Increased expression of six ZIP family genes by zinc (Zn) deficiency is associated with enhanced uptake and root-to-shoot translocation of Zn in barley (Hordeum vulgare).

Abstract

Low zinc (Zn) in soils reduces yield and grain Zn content. Regulation of ZRT/IRT-like protein (ZIP) family genes is a major mechanism in plant adaptation to low and fluctuating Zn in soil. Although several Zn deficiency-inducible ZIP genes are identified in cereals, there has been no systematic study on the association of Zn deficiency-induced uptake and root-to-shoot translocation with expression of ZIP family genes.
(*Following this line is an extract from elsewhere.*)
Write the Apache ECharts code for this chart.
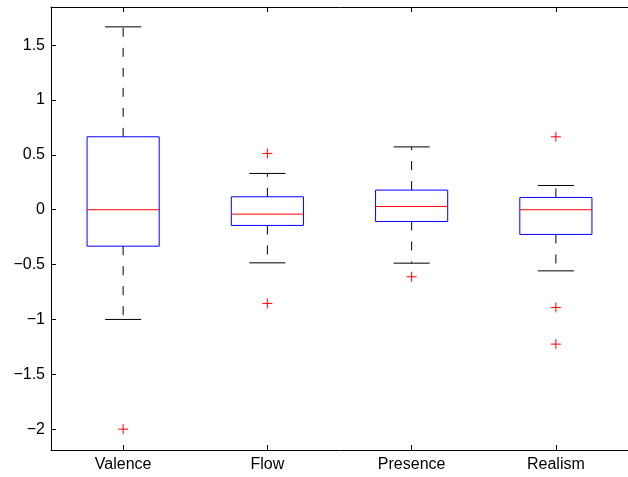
<!DOCTYPE html>
<html>
<head>
<meta charset="utf-8">
<script src="https://cdn.jsdelivr.net/npm/echarts@6/dist/echarts.min.js"></script>
<style>html,body{margin:0;padding:0;background:#fff;}#c{width:628px;height:477px;}</style>
</head>
<body>
<div id="c"></div>
<script>
var categories = ['Valence', 'Flow', 'Presence', 'Realism'];
var lowerWhisker = [-1.0, -0.484, -0.487, -0.557];
var q1 = [-0.332, -0.143, -0.107, -0.225];
var medians = [0.0, -0.04, 0.03, 0.0];
var q3 = [0.665, 0.118, 0.179, 0.112];
var upperWhisker = [1.667, 0.331, 0.573, 0.221];
var outlierCat = [0, 1, 1, 2, 3, 3, 3];
var outlierVal = [-2.0, 0.513, -0.854, -0.611, 0.665, -0.891, -1.225];
var yTicks = [-2, -1.5, -1, -0.5, 0, 0.5, 1, 1.5];
var yMin = -2.19, yMax = 1.848;

var boxData = categories.map(function (c, i) {
  return [i, lowerWhisker[i], q1[i], medians[i], q3[i], upperWhisker[i]];
});
var outData = outlierCat.map(function (c, i) { return [c, outlierVal[i]]; });

function fmt(v) {
  var s = String(v);
  return v < 0 ? '\u2212' + s.slice(1) : s;
}

var chart = echarts.init(document.getElementById('c'), null, {renderer: 'canvas'});
var font = 'Liberation Sans, Arial, Helvetica, sans-serif';
chart.setOption({
  animation: false,
  backgroundColor: '#fff',
  grid: {left: 51, top: 7, width: 586, height: 443, containLabel: false},
  xAxis: [{
    type: 'category', data: categories, position: 'bottom',
    axisLine: {show: true, onZero: false, lineStyle: {color: '#000', width: 1}},
    axisTick: {show: true, inside: true, length: 5, alignWithLabel: true, lineStyle: {color: '#000'}},
    axisLabel: {color: '#000', fontSize: 16, fontFamily: font, margin: 7},
    splitLine: {show: false}
  }, {
    type: 'category', data: categories, position: 'top',
    axisLine: {show: true, onZero: false, lineStyle: {color: '#000', width: 1}},
    axisTick: {show: true, inside: true, length: 5, alignWithLabel: true, lineStyle: {color: '#000'}},
    axisLabel: {show: false},
    splitLine: {show: false}
  }],
  yAxis: [{
    type: 'value', min: yMin, max: yMax,
    axisLine: {show: true, onZero: false, lineStyle: {color: '#000', width: 1}},
    axisTick: {show: true, inside: true, length: 5, customValues: yTicks, lineStyle: {color: '#000'}},
    axisLabel: {color: '#000', fontSize: 16, fontFamily: font, margin: 6, customValues: yTicks, formatter: fmt},
    splitLine: {show: false}
  }],
  series: [{
    type: 'custom',
    data: boxData,
    renderItem: function (params, api) {
      var x = api.value(0);
      var band = api.size([1, 0])[0];
      var hw = band * 0.25, cw = band * 0.125;
      var cx = api.coord([x, 0])[0];
      var yLo = api.coord([x, api.value(1)])[1];
      var yQ1 = api.coord([x, api.value(2)])[1];
      var yMd = api.coord([x, api.value(3)])[1];
      var yQ3 = api.coord([x, api.value(4)])[1];
      var yHi = api.coord([x, api.value(5)])[1];
      var dash = {stroke: '#000', lineWidth: 1, lineDash: [9, 11]};
      var solid = {stroke: '#000', lineWidth: 1};
      return {
        type: 'group',
        children: [
          {type: 'line', shape: {x1: cx, y1: yQ3, x2: cx, y2: yHi}, style: dash},
          {type: 'line', shape: {x1: cx, y1: yQ1, x2: cx, y2: yLo}, style: dash},
          {type: 'line', shape: {x1: cx - cw, y1: yHi, x2: cx + cw, y2: yHi}, style: solid},
          {type: 'line', shape: {x1: cx - cw, y1: yLo, x2: cx + cw, y2: yLo}, style: solid},
          {type: 'rect', shape: {x: cx - hw, y: yQ3, width: 2 * hw, height: yQ1 - yQ3}, style: {fill: 'none', stroke: '#0000ff', lineWidth: 1}},
          {type: 'line', shape: {x1: cx - hw, y1: yMd, x2: cx + hw, y2: yMd}, style: {stroke: '#ff0000', lineWidth: 1}}
        ]
      };
    }
  }, {
    type: 'custom',
    data: outData,
    renderItem: function (params, api) {
      var p = api.coord([api.value(0), api.value(1)]);
      var s = 5;
      var st = {stroke: '#ff0000', lineWidth: 1};
      return {
        type: 'group',
        children: [
          {type: 'line', shape: {x1: p[0] - s, y1: p[1], x2: p[0] + s, y2: p[1]}, style: st},
          {type: 'line', shape: {x1: p[0], y1: p[1] - s, x2: p[0], y2: p[1] + s}, style: st}
        ]
      };
    }
  }]
});
</script>
</body>
</html>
We measured Zn deficiency-induced uptake and root-to-shoot translocation of Zn in barley (Hordeum vulgare) plants by resupplying 0.5 μM Zn, and quantified the transcripts of thirteen HvZIP genes. Subcellular localization and tissue-specific expression were also determined for Zn deficiency-inducible HvZIP genes. Zn deficiency enhanced the capacity of uptake and root-to-shoot translocation of Zn, and sustained the enhanced capacity for 6 d after Zn resupply. Six HvZIP genes were highly induced in roots of Zn-deficient plants, and their proteins were localized in the plasma membrane. Tissue-specific expression in roots supports their roles in uptake and root-to-shoot translocation of Zn under low Zn conditions. Our results provide a comprehensive view on the physiological roles of ZIP genes in plant adaptation to low and fluctuating Zn in soil, and pave the way for development of new strategies to improve Zn-deficiency tolerance and biofortification in cereals.